Now he has two – a basic handheld unit and a fancier mapping GPS receiver he uses primarily in his car to get from Point A to Point B with minimal fuss.

And that’s not including the GPS unit built into his cell phone.

“I use the mapping one pretty much on any road trip I go on, anytime I’m in Kansas City or any city,” Coffman said. “That thing gets me anywhere.”

Before GPS, Coffman said, “I never really went anywhere if I didn’t know where I was going,” he said. “I maybe used Mapquest. Before that : I probably just avoided it.”

And Coffman’s not alone.

Coffman is an avid geocacher, a participant in a pastime that didn’t exist before the advent of GPS. In geocaching, people hide “caches,” then provide clues and coordinates for others to find the caches.

“A lot of people I meet in geocaching admit to me – and sometimes they look like it – that getting out of the house is a big feat for them,” Coffman said. “It (GPS) gives them a lot of confidence.”

Such is the promise of GPS.

With a GPS unit, no one ever is truly lost, whether it be in the woods or the urban jungle.

“Like I said, it provides an element of safety,” Coffman said. “I’ve never been in a real danger situation, but it has helped me get out of the woods quicker. It wasn’t life or death, but it definitely helped speed up my withdrawal. And that’s part of the safety of it. You know where you are and where you’re going, so it helps you time distances so your not out after dark, for instance.”

The rise of GPS

What gave rise to the wildfire spread of GPS?

Garmin’s Myers credits several factors.

“It’s really a variety of things,” she said. “Part of it is, the cost of the devices has decreased. Any electronics, when brand-new, are expensive. As time goes on, you’re able to produce them less expensively. Another factor is simplicity. They’re much easier to use, very user-friendly so you can use them without having to know much about the machine itself. Now, it’s as simple as paying at the pump or using and ATM machine – very intuitive.

“Another factor is the integration of other technologies into one device. Some automotive devices have MP3 players, translators, currency converters. They’re capable of more than just taking you from Point A to Point B. One device starts to be able to do it all.”

Another factor in the rise of GPS was the removal of Selective Availability.

GPS was – and still is – a military undertaking.

To prevent GPS from being used against its creators, Selective Availability – or SA – was built in to the GPS signal. SA was an intentional mistake, random errors that could lead to inaccuracies of around 100 meters, or 300 feet for civilians receiving the GPS signal.

About six years ago, the U.S. government decided to remove SA, bringing accuracy down within the 20-meter range.

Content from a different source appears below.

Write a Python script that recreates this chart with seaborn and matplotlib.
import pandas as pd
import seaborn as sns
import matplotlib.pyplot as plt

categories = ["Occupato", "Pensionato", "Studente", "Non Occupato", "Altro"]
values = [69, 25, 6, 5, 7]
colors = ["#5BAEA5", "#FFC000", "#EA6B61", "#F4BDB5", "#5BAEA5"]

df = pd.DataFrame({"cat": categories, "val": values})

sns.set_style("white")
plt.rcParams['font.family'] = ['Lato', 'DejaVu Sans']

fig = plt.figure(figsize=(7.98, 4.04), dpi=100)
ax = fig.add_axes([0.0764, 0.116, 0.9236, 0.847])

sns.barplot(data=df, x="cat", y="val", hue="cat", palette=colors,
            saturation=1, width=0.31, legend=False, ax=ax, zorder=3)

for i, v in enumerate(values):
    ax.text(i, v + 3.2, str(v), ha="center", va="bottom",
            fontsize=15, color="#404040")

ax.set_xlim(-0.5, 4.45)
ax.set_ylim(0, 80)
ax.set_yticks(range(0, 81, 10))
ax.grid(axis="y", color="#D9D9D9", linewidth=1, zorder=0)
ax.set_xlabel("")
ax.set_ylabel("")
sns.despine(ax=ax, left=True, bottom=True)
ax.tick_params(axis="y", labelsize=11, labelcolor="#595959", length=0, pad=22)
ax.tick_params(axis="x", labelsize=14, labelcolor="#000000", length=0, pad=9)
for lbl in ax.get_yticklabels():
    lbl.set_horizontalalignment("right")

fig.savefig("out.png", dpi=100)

“The benefit of that is that it did make the GPS signal more precise for consumers,” Myers said. “That has helped as we’ve gotten into the fitness market, uses such as our running and cycling products. Having that precision is paramount. It’s able to pinpoint you to 20 feet, give or take.”

Crystal ball time

What lies in future for GPS?

Miniaturization, most likely, is not.

After all, the units can be made as small as a large watch. Any smaller, and the screen would be unreadable.

Both Myers and Coffman think GPS units of the future simply should do more.

“I think you’ll continue to see the convergence of different technologies,” she said, “so you have everything on one device.”

“I’d like to see them integrate everything into one handheld unit,” Coffman said. “You know, like GPS, Internet, phone – everything you need, right there. I think that’s the future.”

A brief explanation of the Global Positioning System

What is GPS?

The Global Positioning System was designed, built, operated and maintained by the United States Department of Defense.

Dreamed up by the Pentagon in 1973, the first GPS satellite was launched in 1978. By the mid-1990s, the system – first known as the Navstar Global Positioning System – was fully operational with 24 satellites.

The 24 GPS satellites orbit at 10,600 miles above the earth, spaced so that from any point on earth, four satellites will be above the horizon.

Each satellite contains a computer, an atomic clock and a radio, and it continually broadcasts its changing position and time.

On the ground, a GPS receiver triangulates its position by getting bearings from three of the four satellites.

The result is geographic position: latitude, longitude and altitude, usually within a few meters.

Mapping GPS units then can display that position graphically.

With some units, information can be downloaded after the fact. A hike, for instance, can be downloaded and recreated on a topographic map.

Receivers for fitness enthusiasts also can include heart-rate monitors.

Units can be as small as a large watch or as big as a laptop computer.